The NGI overlaps with TRLs 1 to 4 and develops the experimental proof of concept and validating processes in the laboratory.
The new GEIC bridges the investment gap focussing on TRLs 4 to 6 coordinating with the NGI and validating processes and process capability on production equipment.
TRLs 6 to 9 are the focus of industrial partners who will interface with the GEIC and develop the capability to marshal the capability resources to manufacture at scale, developing supply chains and marketing the advanced products that drive the return on investment for which they are configured.
The visible part of the strategy: The buildings
The £61m National Graphene Institute (NGI) is impressive, but as we have seen, James and his colleagues have realised it is not enough. So they are investing a further £60m to build a new centre in Manchester. This will open in 2018 and is called the Graphene Engineering and Innovation Centre (GEIC, pronounced as ‘geek’)
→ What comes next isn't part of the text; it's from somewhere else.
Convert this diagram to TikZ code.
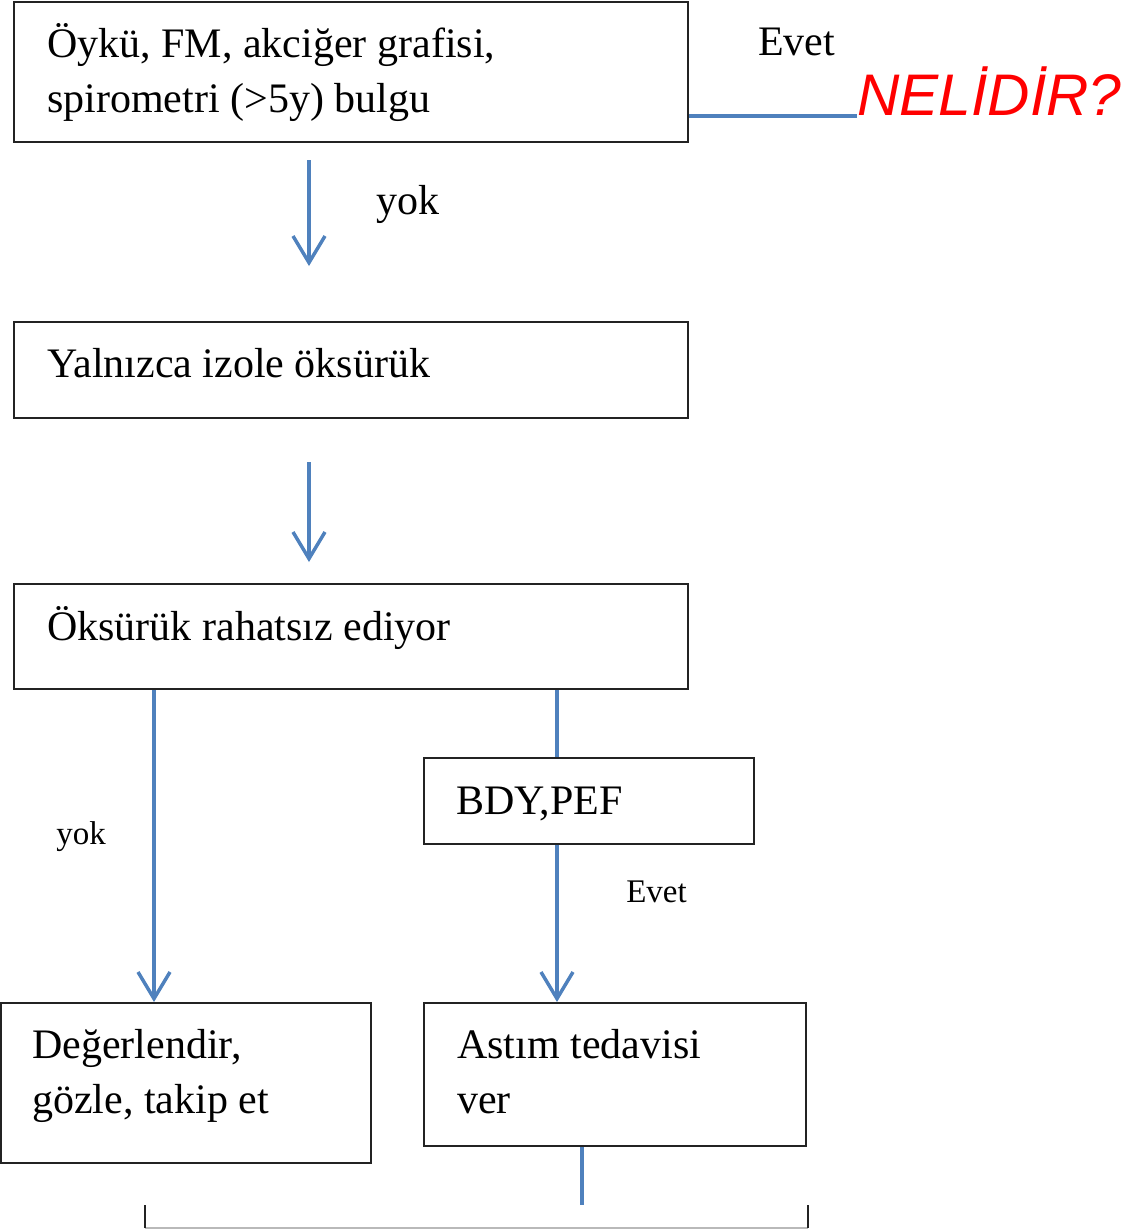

The NGI and GEIC are the most visible part of the ambitious graphene city strategic vision by the University of Manchester. This aims to create a critical mass of scientists, manufacturers, engineers, innovators and industrialists in the city.
Building these shiny new world-class facilities is already attracting and developing a new world-class labour market highly skilled in 2D materials. This means Manchester has the cluster of capability that can take ideas from the laboratory to the wheels of industry.
I came away from meeting James with an awareness of the sense of purpose such a coherent vision creates. This is an exciting place to work and it is only just getting started. Expect to hear more about Graphene City in the future.